Northeastern (46th Annual) and North-Central (45th Annual) Joint Meeting (20–22 March 2011)

Paper No. 27
Presentation Time: 1:30 PM-5:30 PM


CACCIATORE, Lara, Geology Department, Augustana College, 639 38th Street, Rock Island, IL 61201 and WOLF, Michael B., Geology Dept, Augustana College, 639 38th Street, Rock Island, IL 61201,

Certain glazes for ceramics which have an excess of zinc-oxide and silica are known to produce large (1-2 cm dia.), plumose crystals when fired to high temperatures. Crystals of roughly the same composition occur in nature and are known as willemite.
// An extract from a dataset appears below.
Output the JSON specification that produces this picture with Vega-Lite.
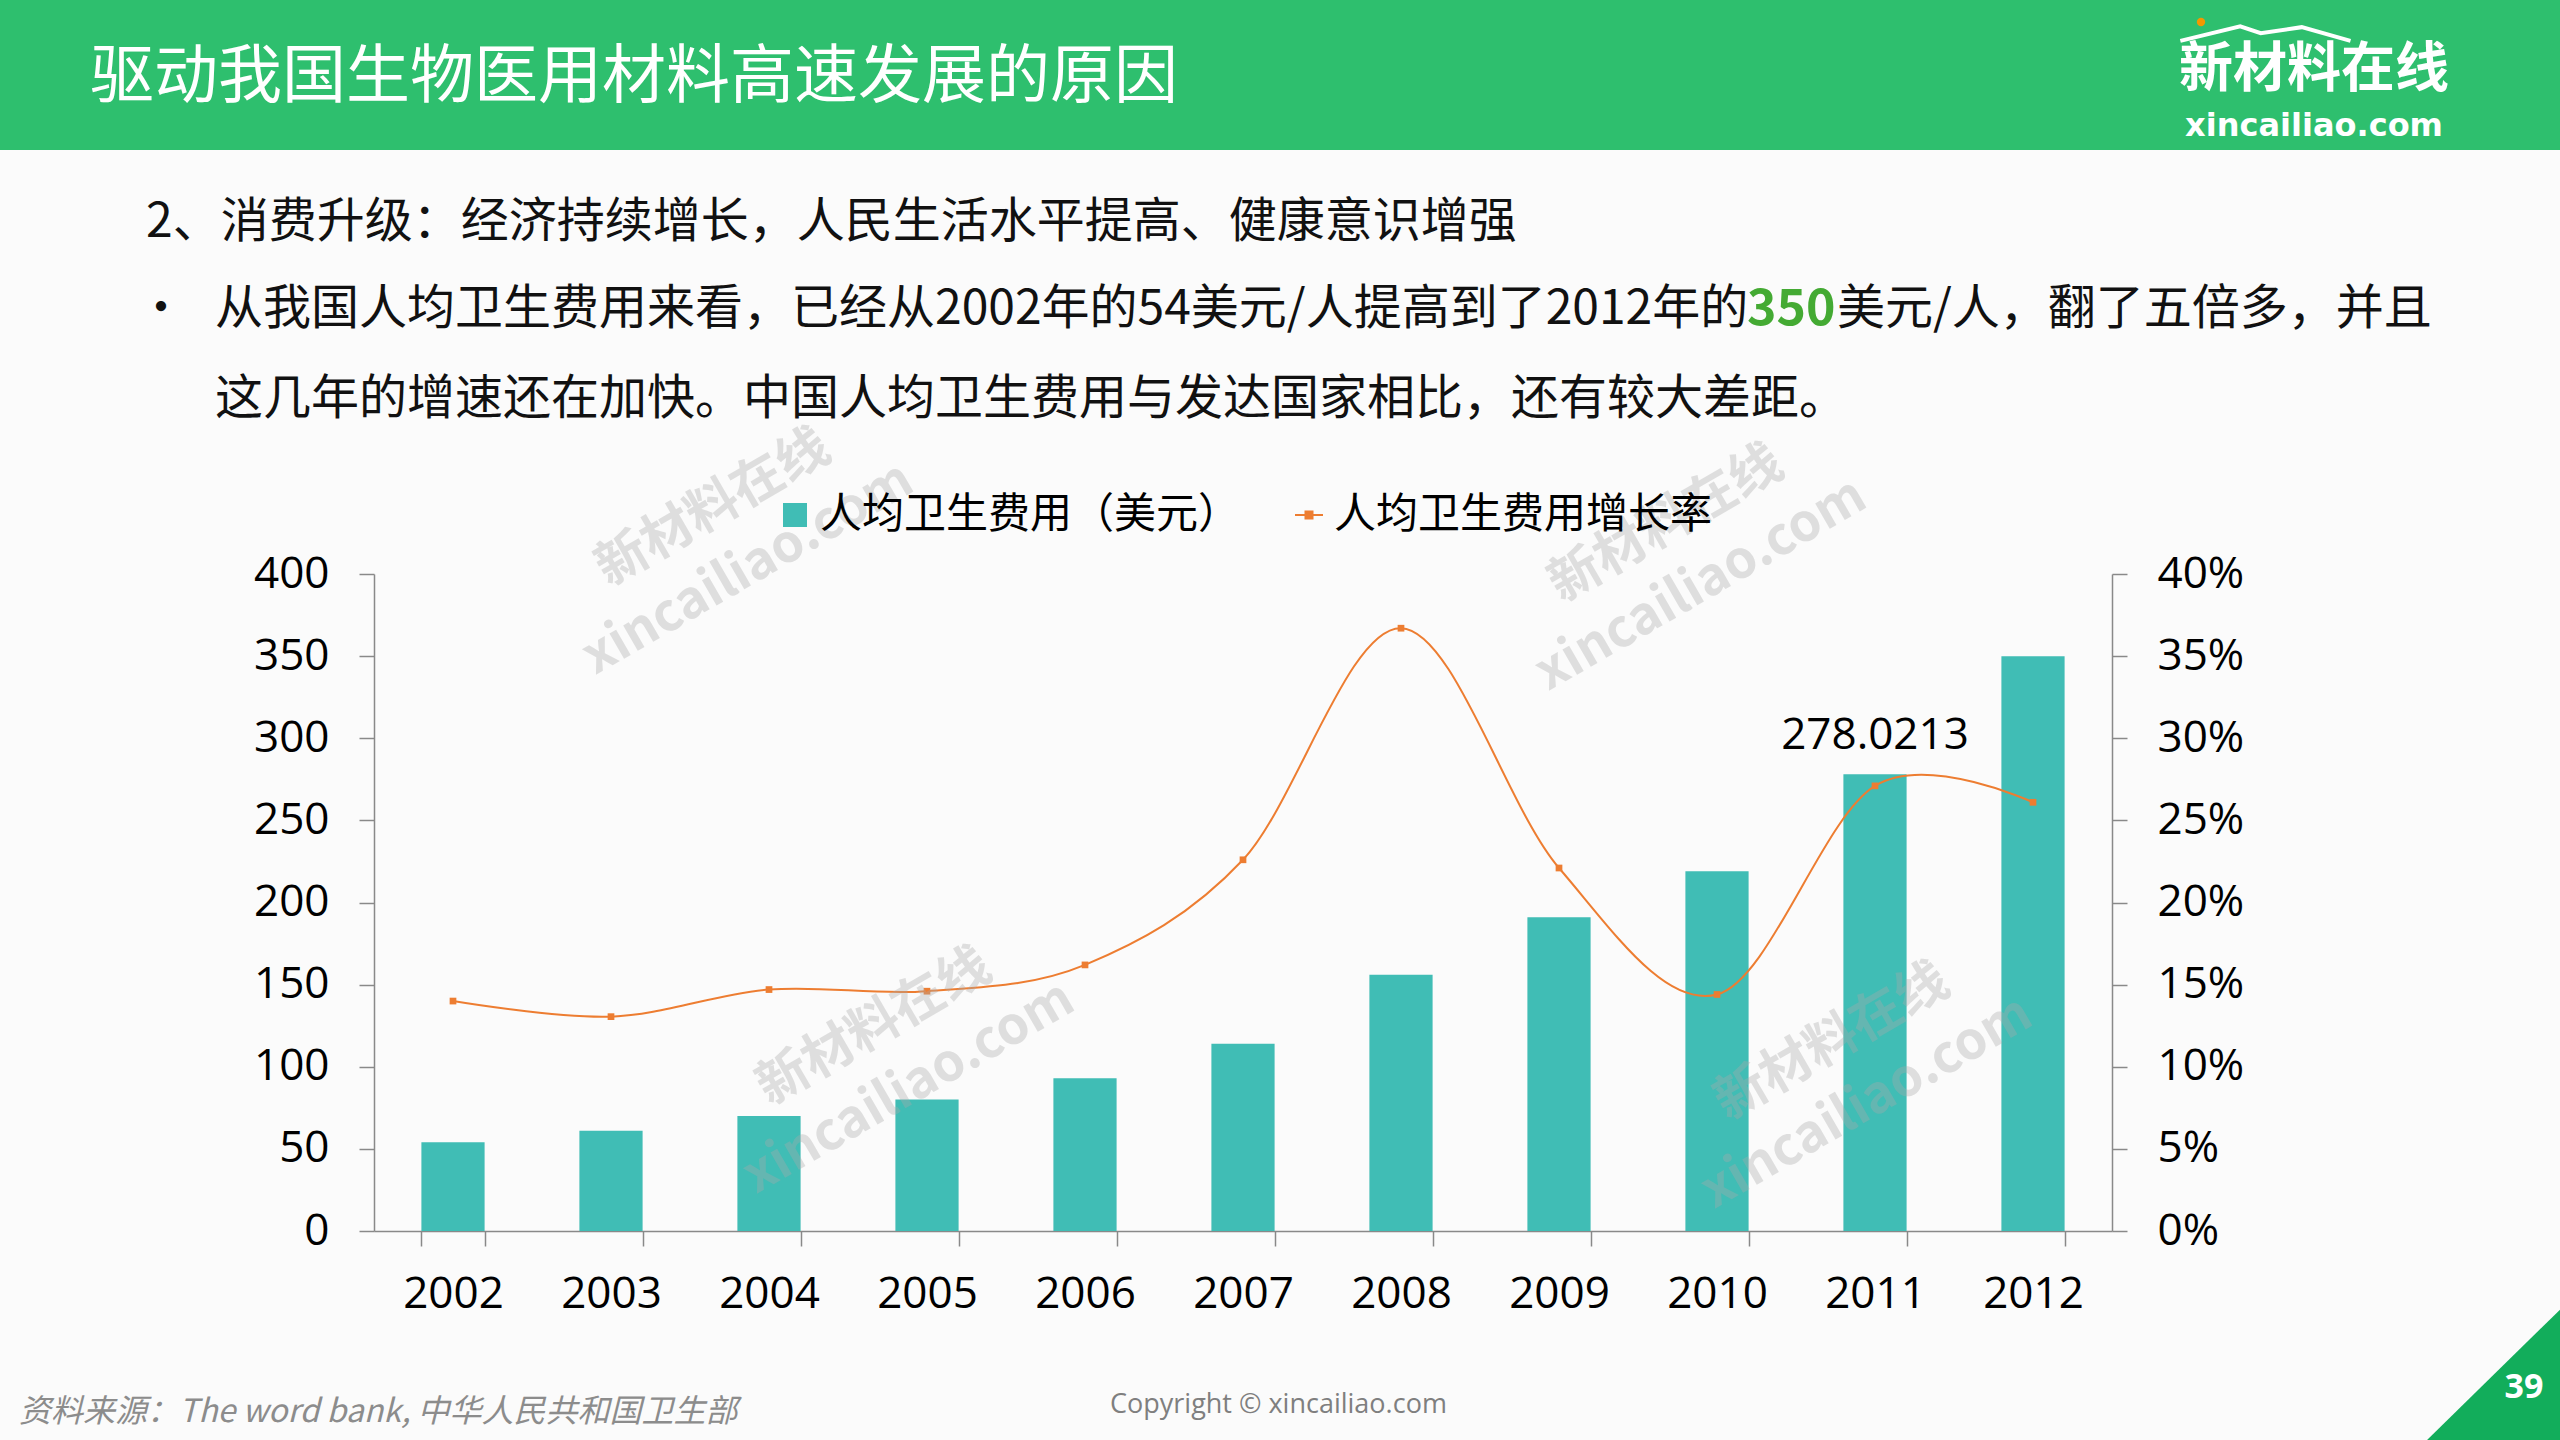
{
  "$schema": "https://vega.github.io/schema/vega-lite/v6.json",
  "width": 1738,
  "height": 657,
  "autosize": {"type": "none"},
  "padding": {"left": 374, "top": 574, "right": 448, "bottom": 209},
  "background": "#FBFBFB",
  "config": {"view": {"stroke": null}, "font": "Noto Sans CJK SC", "axis": {"grid": false}},
  "datasets": {
    "health": [
      {"year": "2002", "cost": 54, "rate": 0.140},
      {"year": "2003", "cost": 61, "rate": 0.1305},
      {"year": "2004", "cost": 70, "rate": 0.147},
      {"year": "2005", "cost": 80, "rate": 0.146},
      {"year": "2006", "cost": 93, "rate": 0.162},
      {"year": "2007", "cost": 114, "rate": 0.226},
      {"year": "2008", "cost": 156, "rate": 0.367},
      {"year": "2009", "cost": 191, "rate": 0.221},
      {"year": "2010", "cost": 219, "rate": 0.144},
      {"year": "2011", "cost": 278.0213, "rate": 0.271},
      {"year": "2012", "cost": 350, "rate": 0.261}
    ],
    "wm": [{"t": "新材料在线\nxincailiao.com"}]
  },
  "data": {"name": "health"},
  "layer": [
    {"data": {"values": [{}]}, "mark": {"type": "rect", "x": -374, "x2": 2186, "y": -574, "y2": -424, "color": "#2EBF6E"}, "encoding": {}},
    {"data": {"values": [{"t": "驱动我国生物医用材料高速发展的原因"}]}, "mark": {"type": "text", "x": -284, "y": -496, "align": "left", "baseline": "middle", "fontSize": 64, "color": "#FFFFFF"}, "encoding": {"text": {"field": "t"}}},
    {"data": {"values": [{"t": "新材料在线"}]}, "mark": {"type": "text", "x": 1940, "y": -503, "align": "center", "baseline": "middle", "fontSize": 54, "fontWeight": "bold", "color": "#FFFFFF"}, "encoding": {"text": {"field": "t"}}},
    {"data": {"values": [{"t": "xincailiao.com"}]}, "mark": {"type": "text", "x": 1940, "y": -448, "align": "center", "baseline": "middle", "fontSize": 32, "fontWeight": "bold", "font": "DejaVu Sans", "color": "#FFFFFF"}, "encoding": {"text": {"field": "t"}}},
    {"data": {"values": [{}]}, "mark": {"type": "point", "x": 1891, "y": -540, "shape": "M-0.99,0.08L-0.29,-0.09L-0.05,-0.01L0.43,-0.08L1.0,0.08", "size": 29241, "filled": false, "stroke": "#FFFFFF", "strokeWidth": 4, "opacity": 1}, "encoding": {}},
    {"data": {"values": [{}]}, "mark": {"type": "point", "x": 1827, "y": -552, "shape": "circle", "size": 70, "filled": true, "color": "#F39800", "opacity": 1}, "encoding": {}},
    {"data": {"values": [{"t": "2、消费升级：经济持续增长，人民生活水平提高、健康意识增强"}]}, "mark": {"type": "text", "x": -228, "y": -351, "align": "left", "baseline": "middle", "fontSize": 48, "color": "#111111"}, "encoding": {"text": {"field": "t"}}},
    {"data": {"values": [{"t": "•"}]}, "mark": {"type": "text", "x": -213, "y": -264, "align": "center", "baseline": "middle", "fontSize": 48, "color": "#111111"}, "encoding": {"text": {"field": "t"}}},
    {"data": {"values": [{"t": "从我国人均卫生费用来看，已经从2002年的54美元/人提高到了2012年的"}]}, "mark": {"type": "text", "x": -159, "y": -264, "align": "left", "baseline": "middle", "fontSize": 48, "color": "#111111"}, "encoding": {"text": {"field": "t"}}},
    {"data": {"values": [{"t": "350"}]}, "mark": {"type": "text", "x": 1373, "y": -264, "align": "left", "baseline": "middle", "fontSize": 50, "fontWeight": "bold", "color": "#44AA33"}, "encoding": {"text": {"field": "t"}}},
    {"data": {"values": [{"t": "美元/人，翻了五倍多，并且"}]}, "mark": {"type": "text", "x": 1463, "y": -264, "align": "left", "baseline": "middle", "fontSize": 48, "color": "#111111"}, "encoding": {"text": {"field": "t"}}},
    {"data": {"values": [{"t": "这几年的增速还在加快。中国人均卫生费用与发达国家相比，还有较大差距。"}]}, "mark": {"type": "text", "x": -159, "y": -174, "align": "left", "baseline": "middle", "fontSize": 48, "color": "#111111"}, "encoding": {"text": {"field": "t"}}},
    {
      "layer": [
        {
          "mark": {"type": "bar"},
          "encoding": {
            "fill": {"datum": "人均卫生费用（美元）", "type": "nominal", "scale": {"range": ["#40BDB5"]},
              "legend": {"orient": "none", "legendX": 400, "legendY": -80, "title": null, "symbolType": "square", "symbolSize": 576, "symbolStrokeWidth": 0, "labelFontSize": 42, "labelFont": "Noto Sans CJK SC", "labelColor": "#000000", "padding": 0, "labelOffset": 4, "labelLimit": 0}}
          }
        },
        {
          "transform": [{"filter": "datum.year == '2011'"}],
          "mark": {"type": "text", "fontSize": 44, "font": "Open Sans", "baseline": "alphabetic", "dy": -25, "color": "#000000"},
          "encoding": {"text": {"field": "cost", "type": "quantitative", "format": ".4f"}}
        }
      ],
      "encoding": {
        "x": {"field": "year", "type": "ordinal", "scale": {"paddingInner": 0.6, "paddingOuter": 0.3},
          "axis": {"title": null, "labelAngle": 0, "tickBand": "extent", "tickSize": 15, "tickWidth": 1.5, "tickColor": "#898989", "domainColor": "#898989", "domainWidth": 1.5, "labelFontSize": 44, "labelFont": "Open Sans", "labelColor": "#000000", "labelPadding": 26}},
        "y": {"field": "cost", "type": "quantitative", "scale": {"domain": [0, 400], "nice": false},
          "axis": {"orient": "left", "title": null, "values": [0, 50, 100, 150, 200, 250, 300, 350, 400], "tickSize": 15, "tickWidth": 1.5, "tickColor": "#898989", "domainColor": "#898989", "domainWidth": 1.5, "labelFontSize": 44, "labelFont": "Open Sans", "labelColor": "#000000", "labelPadding": 30}}
      }
    },
    {
      "layer": [
        {
          "mark": {"type": "line", "interpolate": "cardinal", "tension": 0, "strokeWidth": 2},
          "encoding": {
            "stroke": {"datum": "人均卫生费用增长率", "type": "nominal", "scale": {"range": ["#ED7D31"]},
              "legend": {"orient": "none", "legendX": 914, "legendY": -80, "title": null, "symbolType": "M-1,0L1,0M-0.25,-0.25L0.25,-0.25L0.25,0.25L-0.25,0.25Z", "symbolSize": 784, "symbolStrokeWidth": 2, "symbolFillColor": "#ED7D31", "labelFontSize": 42, "labelFont": "Noto Sans CJK SC", "labelColor": "#000000", "padding": 0, "labelOffset": 4, "labelLimit": 0}}
          }
        },
        {
          "mark": {"type": "point", "shape": "square", "size": 45, "filled": true, "color": "#ED7D31", "opacity": 1}
        }
      ],
      "encoding": {
        "x": {"field": "year", "type": "ordinal", "scale": {"paddingInner": 0.6, "paddingOuter": 0.3},
          "axis": {"title": null, "labelAngle": 0, "tickBand": "extent", "tickSize": 15, "tickWidth": 1.5, "tickColor": "#898989", "domainColor": "#898989", "domainWidth": 1.5, "labelFontSize": 44, "labelFont": "Open Sans", "labelColor": "#000000", "labelPadding": 26}},
        "y": {"field": "rate", "type": "quantitative", "scale": {"domain": [0, 0.4], "nice": false},
          "axis": {"orient": "right", "title": null, "format": ".0%", "values": [0, 0.05, 0.1, 0.15, 0.2, 0.25, 0.3, 0.35, 0.4], "tickSize": 15, "tickWidth": 1.5, "tickColor": "#898989", "domainColor": "#898989", "domainWidth": 1.5, "labelFontSize": 44, "labelFont": "Open Sans", "labelColor": "#000000", "labelPadding": 30}}
      }
    },
    {"data": {"values": [{"t": "资料来源：The word bank, 中华人民共和国卫生部"}]}, "mark": {"type": "text", "x": -355, "y": 838, "align": "left", "baseline": "middle", "fontSize": 32, "fontStyle": "italic", "color": "#8C8C8C"}, "encoding": {"text": {"field": "t"}}},
    {"data": {"values": [{"t": "Copyright © xincailiao.com"}]}, "mark": {"type": "text", "x": 736, "y": 831, "align": "left", "baseline": "middle", "fontSize": 27, "font": "Open Sans", "color": "#7F7F7F"}, "encoding": {"text": {"field": "t"}}},
    {"data": {"values": [{}]}, "mark": {"type": "point", "x": 2119, "y": 800, "shape": "M1,-0.96L1,1L-1,1Z", "size": 18769, "filled": true, "color": "#12AD5B", "strokeWidth": 0, "opacity": 1}, "encoding": {}},
    {"data": {"values": [{"t": "39"}]}, "mark": {"type": "text", "x": 2150, "y": 814, "align": "center", "baseline": "middle", "fontSize": 34, "fontWeight": "bold", "font": "Open Sans", "color": "#FFFFFF"}, "encoding": {"text": {"field": "t"}}},
    {"data": {"name": "wm"}, "mark": {"type": "text", "x": 339, "y": -66, "angle": -30, "align": "center", "baseline": "middle", "lineBreak": "\n", "lineHeight": 70, "fontSize": 52, "fontWeight": "bold", "color": "#AAAAAA", "opacity": 0.35}, "encoding": {"text": {"field": "t"}}},
    {"data": {"name": "wm"}, "mark": {"type": "text", "x": 1292, "y": -50, "angle": -30, "align": "center", "baseline": "middle", "lineBreak": "\n", "lineHeight": 70, "fontSize": 52, "fontWeight": "bold", "color": "#AAAAAA", "opacity": 0.35}, "encoding": {"text": {"field": "t"}}},
    {"data": {"name": "wm"}, "mark": {"type": "text", "x": 500, "y": 453, "angle": -30, "align": "center", "baseline": "middle", "lineBreak": "\n", "lineHeight": 70, "fontSize": 52, "fontWeight": "bold", "color": "#AAAAAA", "opacity": 0.35}, "encoding": {"text": {"field": "t"}}},
    {"data": {"name": "wm"}, "mark": {"type": "text", "x": 1458, "y": 468, "angle": -30, "align": "center", "baseline": "middle", "lineBreak": "\n", "lineHeight": 70, "fontSize": 52, "fontWeight": "bold", "color": "#AAAAAA", "opacity": 0.35}, "encoding": {"text": {"field": "t"}}}
  ],
  "resolve": {"scale": {"y": "independent"}}
}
Several experiments were devised to test nucleation points, rates of crystal growth and crystallization textures within these crystalline glazes. A base glaze was used which contained Ferro Frit 3110, zinc-oxide, spodumene, talc, silica, and titanium dioxide. Six percent red copper was added to the base glazes as a colorant, allowing the crystals to be better observed. All of the experiments were fired to a peak temperature of 2210°F, allowing the glaze to completely liquify. Experiments were designed to “seed” the crystal growth, and nucleation points were encouraged by adding an excess of powdered zinc-silicate, or willemite crystal powders. Amounts of crystal growth were examined by varying hold times at peak temperatures, as well as cooling temperatures. Nucleation density and growth rates appear to be controlled by surface tension effects and glaze thickness. Additional experiments are ongoing, and further results will be discussed in greater detail.